[Written exercise] Leaving out every picture, copy the lines of the data exactly, from the first through the line containing "dx=label_dx, dy=label_dy))".
** begin **
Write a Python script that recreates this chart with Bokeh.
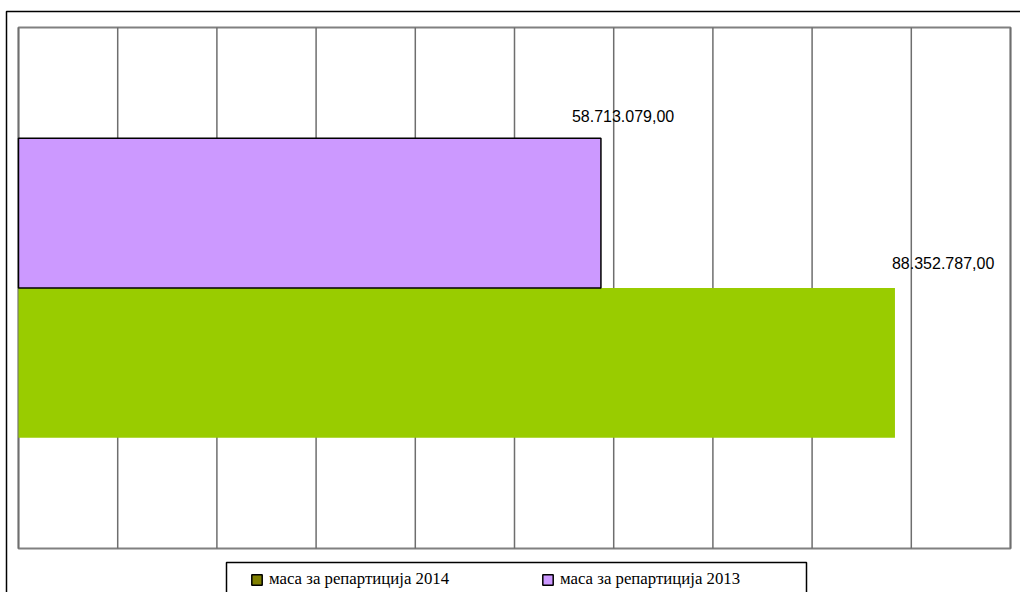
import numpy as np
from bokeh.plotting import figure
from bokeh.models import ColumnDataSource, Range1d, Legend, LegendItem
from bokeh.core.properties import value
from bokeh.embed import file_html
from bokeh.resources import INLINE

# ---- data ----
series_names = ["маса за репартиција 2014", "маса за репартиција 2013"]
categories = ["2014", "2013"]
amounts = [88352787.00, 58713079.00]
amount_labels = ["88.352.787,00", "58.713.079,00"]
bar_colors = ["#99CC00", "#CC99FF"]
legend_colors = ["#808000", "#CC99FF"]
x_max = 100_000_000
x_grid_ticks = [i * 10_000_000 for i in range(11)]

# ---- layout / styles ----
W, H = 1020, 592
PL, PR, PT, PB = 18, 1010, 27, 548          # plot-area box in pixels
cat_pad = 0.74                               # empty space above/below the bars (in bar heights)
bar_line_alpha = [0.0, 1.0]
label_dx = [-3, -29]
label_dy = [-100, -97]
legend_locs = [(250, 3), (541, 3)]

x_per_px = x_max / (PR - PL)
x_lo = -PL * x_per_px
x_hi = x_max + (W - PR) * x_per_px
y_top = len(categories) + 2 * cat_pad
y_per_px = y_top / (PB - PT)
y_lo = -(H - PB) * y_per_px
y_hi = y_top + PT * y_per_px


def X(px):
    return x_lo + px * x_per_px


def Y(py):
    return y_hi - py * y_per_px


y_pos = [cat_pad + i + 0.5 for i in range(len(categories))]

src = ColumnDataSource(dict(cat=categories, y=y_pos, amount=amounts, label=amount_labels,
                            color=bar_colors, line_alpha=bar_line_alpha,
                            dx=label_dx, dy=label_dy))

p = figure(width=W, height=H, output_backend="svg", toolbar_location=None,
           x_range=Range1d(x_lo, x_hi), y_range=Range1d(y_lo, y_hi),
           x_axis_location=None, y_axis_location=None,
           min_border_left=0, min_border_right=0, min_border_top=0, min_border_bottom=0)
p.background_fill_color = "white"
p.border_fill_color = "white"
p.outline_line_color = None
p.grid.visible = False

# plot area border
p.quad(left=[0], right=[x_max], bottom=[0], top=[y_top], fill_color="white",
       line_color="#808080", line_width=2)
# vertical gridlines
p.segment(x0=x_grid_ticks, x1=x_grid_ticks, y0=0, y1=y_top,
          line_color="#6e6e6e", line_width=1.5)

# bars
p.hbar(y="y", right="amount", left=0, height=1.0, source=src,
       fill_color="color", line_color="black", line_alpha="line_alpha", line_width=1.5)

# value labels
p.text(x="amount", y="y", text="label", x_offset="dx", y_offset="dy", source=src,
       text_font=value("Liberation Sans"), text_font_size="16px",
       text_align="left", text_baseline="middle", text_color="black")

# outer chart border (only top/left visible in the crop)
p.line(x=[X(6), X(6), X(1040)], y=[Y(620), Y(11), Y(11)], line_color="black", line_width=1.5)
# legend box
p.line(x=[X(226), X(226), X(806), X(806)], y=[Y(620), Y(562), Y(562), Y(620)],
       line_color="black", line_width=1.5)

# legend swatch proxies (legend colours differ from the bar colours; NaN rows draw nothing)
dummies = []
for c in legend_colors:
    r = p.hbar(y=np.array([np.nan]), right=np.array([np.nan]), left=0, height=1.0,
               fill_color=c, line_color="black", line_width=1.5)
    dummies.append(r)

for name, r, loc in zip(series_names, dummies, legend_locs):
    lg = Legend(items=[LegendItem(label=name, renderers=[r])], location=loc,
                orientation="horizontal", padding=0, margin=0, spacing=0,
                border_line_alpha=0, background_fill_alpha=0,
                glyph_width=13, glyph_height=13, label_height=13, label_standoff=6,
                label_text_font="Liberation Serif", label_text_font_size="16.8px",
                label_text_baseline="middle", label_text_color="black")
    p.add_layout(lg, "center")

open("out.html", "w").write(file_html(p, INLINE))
** end **
[Right answer]
Write a Python script that recreates this chart with Bokeh.
import numpy as np
from bokeh.plotting import figure
from bokeh.models import ColumnDataSource, Range1d, Legend, LegendItem
from bokeh.core.properties import value
from bokeh.embed import file_html
from bokeh.resources import INLINE

# ---- data ----
series_names = ["маса за репартиција 2014", "маса за репартиција 2013"]
categories = ["2014", "2013"]
amounts = [88352787.00, 58713079.00]
amount_labels = ["88.352.787,00", "58.713.079,00"]
bar_colors = ["#99CC00", "#CC99FF"]
legend_colors = ["#808000", "#CC99FF"]
x_max = 100_000_000
x_grid_ticks = [i * 10_000_000 for i in range(11)]

# ---- layout / styles ----
W, H = 1020, 592
PL, PR, PT, PB = 18, 1010, 27, 548          # plot-area box in pixels
cat_pad = 0.74                               # empty space above/below the bars (in bar heights)
bar_line_alpha = [0.0, 1.0]
label_dx = [-3, -29]
label_dy = [-100, -97]
legend_locs = [(250, 3), (541, 3)]

x_per_px = x_max / (PR - PL)
x_lo = -PL * x_per_px
x_hi = x_max + (W - PR) * x_per_px
y_top = len(categories) + 2 * cat_pad
y_per_px = y_top / (PB - PT)
y_lo = -(H - PB) * y_per_px
y_hi = y_top + PT * y_per_px


def X(px):
    return x_lo + px * x_per_px


def Y(py):
    return y_hi - py * y_per_px


y_pos = [cat_pad + i + 0.5 for i in range(len(categories))]

src = ColumnDataSource(dict(cat=categories, y=y_pos, amount=amounts, label=amount_labels,
                            color=bar_colors, line_alpha=bar_line_alpha,
                            dx=label_dx, dy=label_dy))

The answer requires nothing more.